(WORK TO COMPLETE) Skip the pictures. Reproduce all other material exactly.

(COLLECTED DATA)
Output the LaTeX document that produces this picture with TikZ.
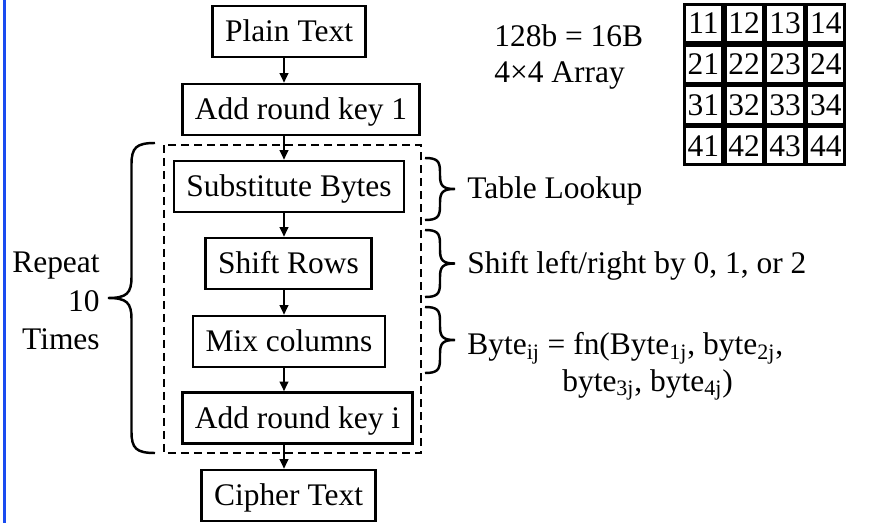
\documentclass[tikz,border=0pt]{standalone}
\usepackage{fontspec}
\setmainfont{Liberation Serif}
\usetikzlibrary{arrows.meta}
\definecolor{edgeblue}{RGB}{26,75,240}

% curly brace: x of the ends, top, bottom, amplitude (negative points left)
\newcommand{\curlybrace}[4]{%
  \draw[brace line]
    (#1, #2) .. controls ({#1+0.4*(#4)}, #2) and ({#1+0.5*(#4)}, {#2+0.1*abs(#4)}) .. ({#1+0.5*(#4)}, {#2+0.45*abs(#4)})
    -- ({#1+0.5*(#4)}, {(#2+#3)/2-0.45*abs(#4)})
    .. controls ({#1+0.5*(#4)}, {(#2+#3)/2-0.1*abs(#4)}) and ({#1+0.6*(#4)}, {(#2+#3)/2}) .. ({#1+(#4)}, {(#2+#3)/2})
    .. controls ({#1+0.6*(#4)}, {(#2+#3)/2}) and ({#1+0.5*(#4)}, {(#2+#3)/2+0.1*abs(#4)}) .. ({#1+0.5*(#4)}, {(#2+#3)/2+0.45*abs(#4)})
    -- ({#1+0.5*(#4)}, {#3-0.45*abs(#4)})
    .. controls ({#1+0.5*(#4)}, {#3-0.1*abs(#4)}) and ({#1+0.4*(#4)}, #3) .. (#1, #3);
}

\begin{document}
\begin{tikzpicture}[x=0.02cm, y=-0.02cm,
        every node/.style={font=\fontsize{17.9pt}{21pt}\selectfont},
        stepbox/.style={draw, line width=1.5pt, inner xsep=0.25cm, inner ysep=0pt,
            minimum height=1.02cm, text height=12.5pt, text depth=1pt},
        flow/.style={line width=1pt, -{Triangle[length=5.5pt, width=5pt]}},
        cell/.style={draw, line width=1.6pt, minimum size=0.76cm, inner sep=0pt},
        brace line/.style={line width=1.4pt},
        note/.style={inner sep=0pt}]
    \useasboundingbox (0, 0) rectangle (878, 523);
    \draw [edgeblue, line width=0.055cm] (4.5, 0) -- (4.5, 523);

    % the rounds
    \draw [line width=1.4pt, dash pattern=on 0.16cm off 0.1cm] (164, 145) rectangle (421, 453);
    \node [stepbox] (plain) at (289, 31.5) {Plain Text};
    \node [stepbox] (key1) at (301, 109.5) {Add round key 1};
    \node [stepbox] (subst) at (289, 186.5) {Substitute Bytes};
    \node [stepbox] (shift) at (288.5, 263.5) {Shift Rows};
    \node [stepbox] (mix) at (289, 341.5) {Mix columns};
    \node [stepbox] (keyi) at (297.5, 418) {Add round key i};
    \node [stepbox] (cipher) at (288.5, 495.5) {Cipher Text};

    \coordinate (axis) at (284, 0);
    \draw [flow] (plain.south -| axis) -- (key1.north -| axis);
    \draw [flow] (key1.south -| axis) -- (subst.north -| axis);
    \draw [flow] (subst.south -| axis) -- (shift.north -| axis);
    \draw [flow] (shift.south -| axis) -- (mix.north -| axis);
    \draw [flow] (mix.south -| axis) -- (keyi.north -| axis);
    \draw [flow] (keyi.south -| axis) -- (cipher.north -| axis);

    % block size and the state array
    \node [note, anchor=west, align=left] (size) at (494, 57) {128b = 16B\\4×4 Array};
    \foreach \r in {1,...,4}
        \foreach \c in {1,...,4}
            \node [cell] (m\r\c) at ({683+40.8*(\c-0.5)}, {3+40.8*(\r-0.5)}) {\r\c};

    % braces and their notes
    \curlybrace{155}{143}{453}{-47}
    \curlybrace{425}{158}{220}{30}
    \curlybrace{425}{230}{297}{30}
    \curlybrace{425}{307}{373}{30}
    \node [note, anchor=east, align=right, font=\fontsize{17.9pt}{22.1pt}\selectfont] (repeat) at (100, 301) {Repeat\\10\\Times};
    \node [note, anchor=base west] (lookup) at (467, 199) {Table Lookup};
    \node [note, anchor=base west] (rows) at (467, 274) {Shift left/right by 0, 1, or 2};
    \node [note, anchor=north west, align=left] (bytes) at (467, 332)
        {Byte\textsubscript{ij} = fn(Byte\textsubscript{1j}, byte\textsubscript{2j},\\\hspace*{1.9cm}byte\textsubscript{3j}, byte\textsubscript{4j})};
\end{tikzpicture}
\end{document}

(EXERCISE SOLUTION)
Output the LaTeX document that produces this picture with TikZ.
\documentclass[tikz,border=0pt]{standalone}
\usepackage{fontspec}
\setmainfont{Liberation Serif}
\usetikzlibrary{arrows.meta}
\definecolor{edgeblue}{RGB}{26,75,240}

% curly brace: x of the ends, top, bottom, amplitude (negative points left)
\newcommand{\curlybrace}[4]{%
  \draw[brace line]
    (#1, #2) .. controls ({#1+0.4*(#4)}, #2) and ({#1+0.5*(#4)}, {#2+0.1*abs(#4)}) .. ({#1+0.5*(#4)}, {#2+0.45*abs(#4)})
    -- ({#1+0.5*(#4)}, {(#2+#3)/2-0.45*abs(#4)})
    .. controls ({#1+0.5*(#4)}, {(#2+#3)/2-0.1*abs(#4)}) and ({#1+0.6*(#4)}, {(#2+#3)/2}) .. ({#1+(#4)}, {(#2+#3)/2})
    .. controls ({#1+0.6*(#4)}, {(#2+#3)/2}) and ({#1+0.5*(#4)}, {(#2+#3)/2+0.1*abs(#4)}) .. ({#1+0.5*(#4)}, {(#2+#3)/2+0.45*abs(#4)})
    -- ({#1+0.5*(#4)}, {#3-0.45*abs(#4)})
    .. controls ({#1+0.5*(#4)}, {#3-0.1*abs(#4)}) and ({#1+0.4*(#4)}, #3) .. (#1, #3);
}

\begin{document}
\begin{tikzpicture}[x=0.02cm, y=-0.02cm,
        every node/.style={font=\fontsize{17.9pt}{21pt}\selectfont},
        stepbox/.style={draw, line width=1.5pt, inner xsep=0.25cm, inner ysep=0pt,
            minimum height=1.02cm, text height=12.5pt, text depth=1pt},
        flow/.style={line width=1pt, -{Triangle[length=5.5pt, width=5pt]}},
        cell/.style={draw, line width=1.6pt, minimum size=0.76cm, inner sep=0pt},
        brace line/.style={line width=1.4pt},
        note/.style={inner sep=0pt}]
    \useasboundingbox (0, 0) rectangle (878, 523);
    \draw [edgeblue, line width=0.055cm] (4.5, 0) -- (4.5, 523);

    % the rounds
    \draw [line width=1.4pt, dash pattern=on 0.16cm off 0.1cm] (164, 145) rectangle (421, 453);
    \node [stepbox] (plain) at (289, 31.5) {Plain Text};
    \node [stepbox] (key1) at (301, 109.5) {Add round key 1};
    \node [stepbox] (subst) at (289, 186.5) {Substitute Bytes};
    \node [stepbox] (shift) at (288.5, 263.5) {Shift Rows};
    \node [stepbox] (mix) at (289, 341.5) {Mix columns};
    \node [stepbox] (keyi) at (297.5, 418) {Add round key i};
    \node [stepbox] (cipher) at (288.5, 495.5) {Cipher Text};

    \coordinate (axis) at (284, 0);
    \draw [flow] (plain.south -| axis) -- (key1.north -| axis);
    \draw [flow] (key1.south -| axis) -- (subst.north -| axis);
    \draw [flow] (subst.south -| axis) -- (shift.north -| axis);
    \draw [flow] (shift.south -| axis) -- (mix.north -| axis);
    \draw [flow] (mix.south -| axis) -- (keyi.north -| axis);
    \draw [flow] (keyi.south -| axis) -- (cipher.north -| axis);

    % block size and the state array
    \node [note, anchor=west, align=left] (size) at (494, 57) {128b = 16B\\4×4 Array};
    \foreach \r in {1,...,4}
        \foreach \c in {1,...,4}
            \node [cell] (m\r\c) at ({683+40.8*(\c-0.5)}, {3+40.8*(\r-0.5)}) {\r\c};

    % braces and their notes
    \curlybrace{155}{143}{453}{-47}
    \curlybrace{425}{158}{220}{30}
    \curlybrace{425}{230}{297}{30}
    \curlybrace{425}{307}{373}{30}
    \node [note, anchor=east, align=right, font=\fontsize{17.9pt}{22.1pt}\selectfont] (repeat) at (100, 301) {Repeat\\10\\Times};
    \node [note, anchor=base west] (lookup) at (467, 199) {Table Lookup};
    \node [note, anchor=base west] (rows) at (467, 274) {Shift left/right by 0, 1, or 2};
    \node [note, anchor=north west, align=left] (bytes) at (467, 332)
        {Byte\textsubscript{ij} = fn(Byte\textsubscript{1j}, byte\textsubscript{2j},\\\hspace*{1.9cm}byte\textsubscript{3j}, byte\textsubscript{4j})};
\end{tikzpicture}
\end{document}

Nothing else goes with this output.